I think 60fps constant is achievable in most games with a nice enough video card, and/or reduced settings. Since gsync only matters when the framerate deviates a lot from 60fps:
Frame rendering times tend to vary, though, as we’ve noted. As a result, even with some buffering, the system may not have a frame ready at the start of each new refresh cycle. If there’s no new frame to be displayed when it’s time to paint the screen, the fallback option is to show the preceding frame once again and to wait for the next refresh cycle before flipping to a new one.
This wait for the next refresh interval drops the effective frame rate. The usual refresh interval for a 60Hz display is 16.7 milliseconds. Turn in a frame at every interval, and you’re gaming at a steady 60 FPS. If a frame takes 16.9 milliseconds to render—and is just 0.2 ms late to the party—it will have to wait the remaining 16.5 ms of the current interval before being displayed. The total wait time for a new frame, then, will be 33.3 ms—the equivalent of 30 FPS.

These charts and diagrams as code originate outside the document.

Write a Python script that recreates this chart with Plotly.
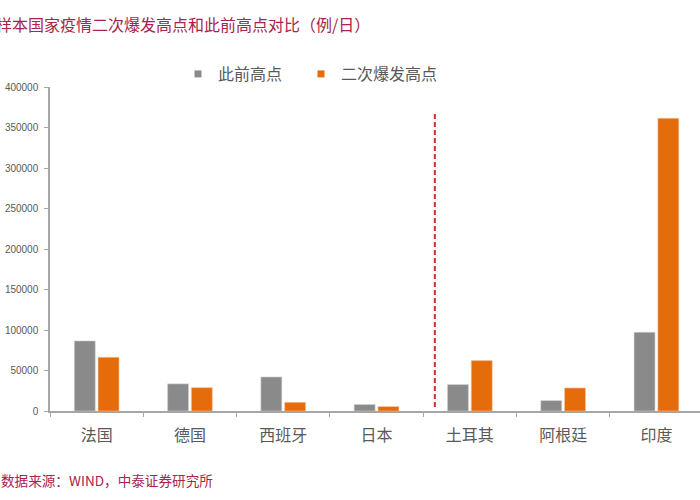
import plotly.graph_objects as go

categories = ["法国", "德国", "西班牙", "日本", "土耳其", "阿根廷", "印度"]
prev_peak = [86500, 33500, 42000, 8000, 32600, 12800, 97200]
second_peak = [66300, 28800, 10700, 5500, 62200, 28400, 361400]
series_names = ["此前高点", "二次爆发高点"]
y_ticks = [0, 50000, 100000, 150000, 200000, 250000, 300000, 350000, 400000]

GRAY = "#8a8a8a"
ORANGE = "#e46c0a"
TXT = "#595959"
AXIS = "#a6a6a6"
MAROON = "#a8234d"
CJK = "Noto Sans CJK SC"

fig = go.Figure()
fig.add_trace(go.Bar(x=categories, y=prev_peak, name=series_names[0], marker_color=GRAY,
                     marker_line=dict(color="#d0d0d0", width=0.6), showlegend=False))
fig.add_trace(go.Bar(x=categories, y=second_peak, name=series_names[1], marker_color=ORANGE,
                     marker_line=dict(color="#f5c49a", width=0.6), showlegend=False))
# legend entries with small square markers, each in its own legend box
for nm, col, lg in zip(series_names, [GRAY, ORANGE], ["legend", "legend2"]):
    fig.add_trace(go.Scatter(x=[None], y=[None], mode="markers", name=nm, legend=lg,
                             marker=dict(symbol="square", size=7, color=col), showlegend=True))

# dashed separator between Japan and Turkey
fig.add_shape(type="line", xref="x", yref="y", x0=3.625, x1=3.625, y0=5000, y1=368000,
              line=dict(color="#d42a2a", width=2, dash="5px,3px"))

fig.add_annotation(text="样本国家疫情二次爆发高点和此前高点对比（例/日）", xref="paper", yref="paper",
                   x=-56 / 650, y=(411 - 24) / 324, xanchor="left", yanchor="middle", showarrow=False,
                   font=dict(family=CJK, size=16, color=MAROON))
fig.add_annotation(text="数据来源：WIND，中泰证券研究所", xref="paper", yref="paper",
                   x=-51 / 650, y=(411 - 480) / 324, xanchor="left", yanchor="middle", showarrow=False,
                   font=dict(family=CJK, size=13.6, color=MAROON))

legend_common = dict(orientation="h", yanchor="middle", y=(411 - 74) / 324, xanchor="left",
                     font=dict(family=CJK, size=16, color=TXT), bgcolor="rgba(0,0,0,0)")

fig.update_layout(
    width=700, height=500,
    margin=dict(l=50, r=0, t=87, b=89, autoexpand=False),
    paper_bgcolor="white", plot_bgcolor="white",
    barmode="group", bargap=0.49, bargroupgap=0.12,
    legend=dict(x=(178 - 50) / 650, **legend_common),
    legend2=dict(x=(301 - 50) / 650, **legend_common),
    xaxis=dict(range=[-0.5, 6.467], showline=True, linecolor=AXIS, linewidth=1.5,
               ticks="outside", tickson="boundaries", ticklen=4, tickcolor=AXIS,
               showgrid=False, tickfont=dict(family=CJK, size=16, color=TXT), ticklabelstandoff=9),
    yaxis=dict(range=[0, 400000], tickvals=y_ticks, ticktext=[str(v) for v in y_ticks],
               showline=True, linecolor=AXIS, linewidth=1.5, ticks="outside", ticklen=4, tickcolor=AXIS,
               showgrid=False, zeroline=False, ticklabelstandoff=4,
               tickfont=dict(family="Liberation Sans, Arial", size=10, color=TXT)),
    font=dict(family=CJK),
)

fig.write_html("out.html", config={"displayModeBar": False},
               post_script="document.body.style.margin='0';")
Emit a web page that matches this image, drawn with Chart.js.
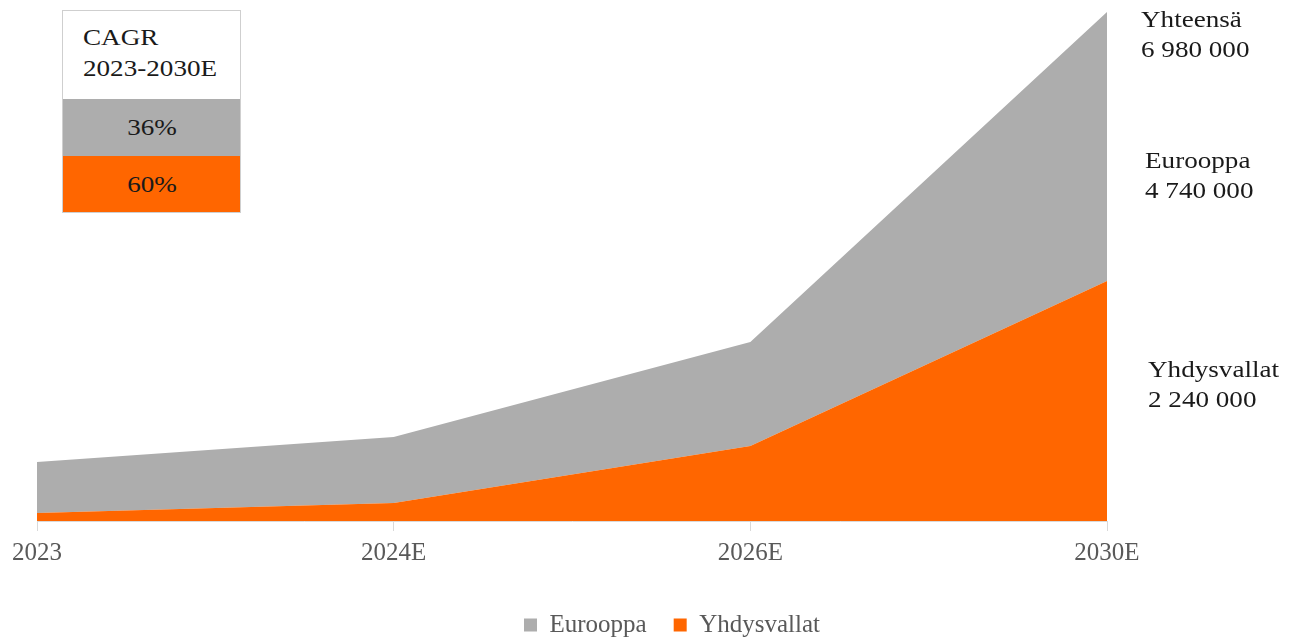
<!DOCTYPE html>
<html>
<head>
<meta charset="utf-8">
<script src="https://cdn.jsdelivr.net/npm/chart.js@4.4.1/dist/chart.umd.min.js"></script>
<style>
  html, body { margin: 0; padding: 0; background: #fff; overflow: hidden; }
  #wrap { position: relative; width: 1290px; height: 639px; overflow: hidden; font-family: "Liberation Serif", "Times New Roman", serif; }
  canvas { position: absolute; left: 0; top: 0; }
  .lbl { position: absolute; font-size: 24px; line-height: 30px; color: #1a1a1a; white-space: nowrap; }
  .sx { display: inline-block; transform: scaleX(1.13); transform-origin: left center; }
  .sxc { display: inline-block; transform: scaleX(1.13); transform-origin: center center; }
  #cagr { position: absolute; left: 62px; top: 10px; width: 177px; font-size: 24px; color: #1a1a1a; border: 1px solid #cfcfcf; }
  #cagr .head { height: 88px; background: #fff; padding: 11px 0 0 20px; box-sizing: border-box; line-height: 31px; }
  #cagr .g { height: 57px; background: #ADADAD; text-align: center; line-height: 57px; }
  #cagr .o { height: 56px; background: #FF6600; text-align: center; line-height: 56px; }
</style>
</head>
<body>
<div id="wrap">
  <canvas id="c" width="1290" height="639"></canvas>
  <div id="cagr">
    <div class="head"><span class="sx">CAGR</span><br><span class="sx">2023-2030E</span></div>
    <div class="g"><span class="sxc" id="cagrEu"></span></div>
    <div class="o"><span class="sxc" id="cagrUs"></span></div>
  </div>
  <div class="lbl" style="left:1141px; top:4px;"><span class="sx">Yhteensä</span><br><span class="sx">6 980 000</span></div>
  <div class="lbl" style="left:1145px; top:145px;"><span class="sx">Eurooppa</span><br><span class="sx">4 740 000</span></div>
  <div class="lbl" style="left:1148px; top:354px;"><span class="sx">Yhdysvallat</span><br><span class="sx">2 240 000</span></div>
</div>
<script>
const categories = ["2023", "2024E", "2026E", "2030E"];
const usValues = [110000, 247000, 1028000, 3291000];
const euValues = [699000, 905000, 1427000, 3689000];
const cagrLabels = ["36%", "60%"];
const yMax = 6980000;

document.getElementById("cagrEu").textContent = cagrLabels[0];
document.getElementById("cagrUs").textContent = cagrLabels[1];

const serif = "'Liberation Serif', 'Times New Roman', serif";

new Chart(document.getElementById("c"), {
  type: "line",
  data: {
    labels: categories,
    datasets: [
      { label: "Yhdysvallat", data: usValues, backgroundColor: "#FF6600", borderColor: "#FF6600",
        borderWidth: 0, pointRadius: 0, fill: "origin", tension: 0 },
      { label: "Eurooppa", data: euValues, backgroundColor: "#ADADAD", borderColor: "#ADADAD",
        borderWidth: 0, pointRadius: 0, fill: "-1", tension: 0 }
    ]
  },
  options: {
    responsive: false,
    animation: false,
    layout: { padding: { left: 37, right: -17, top: 12, bottom: -8.5 } },
    plugins: {
      tooltip: { enabled: false },
      legend: {
        position: "bottom",
        reverse: true,
        labels: { boxWidth: 13, boxHeight: 13, color: "#595959", padding: 27,
          font: { family: serif, size: 25 } }
      }
    },
    scales: {
      x: {
        offset: false,
        grid: { display: true, drawOnChartArea: false, drawTicks: true, tickLength: 10, color: "#d9d9d9" },
        border: { display: true, color: "#d9d9d9", width: 1 },
        ticks: { color: "#595959", padding: 7, maxRotation: 0, autoSkip: false, font: { family: serif, size: 25 } },
        afterFit: (s) => { s.height = 64.5; }
      },
      y: {
        display: false,
        stacked: true,
        min: 0,
        max: yMax
      },
      y2: {
        position: "right",
        display: true,
        grid: { display: false },
        border: { display: false },
        ticks: { display: false },
        afterFit: (s) => { s.width = 200; }
      }
    }
  }
});
</script>
</body>
</html>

Wouldn’t you be better off with a 49" 4K TV, like @ofthetimelords suggested? Probably cheaper too.
Yes! Start with a single 4K monitor, then add another later, and another. As long as your current video card supports 4K at 60Hz you can keep it and upgrade later when you get your 2nd or 3rd 4K monitor.
@Clement_Collier the monitor I am recommending is IPS. You also don’t need that expensive of a video card unless you plan to game, or do triple monitors.
Sure, future 5K models will be a bit better, but the resolution difference of 4K at 27" is quite apparent with text, and I stare at text all day long. Like I am right now!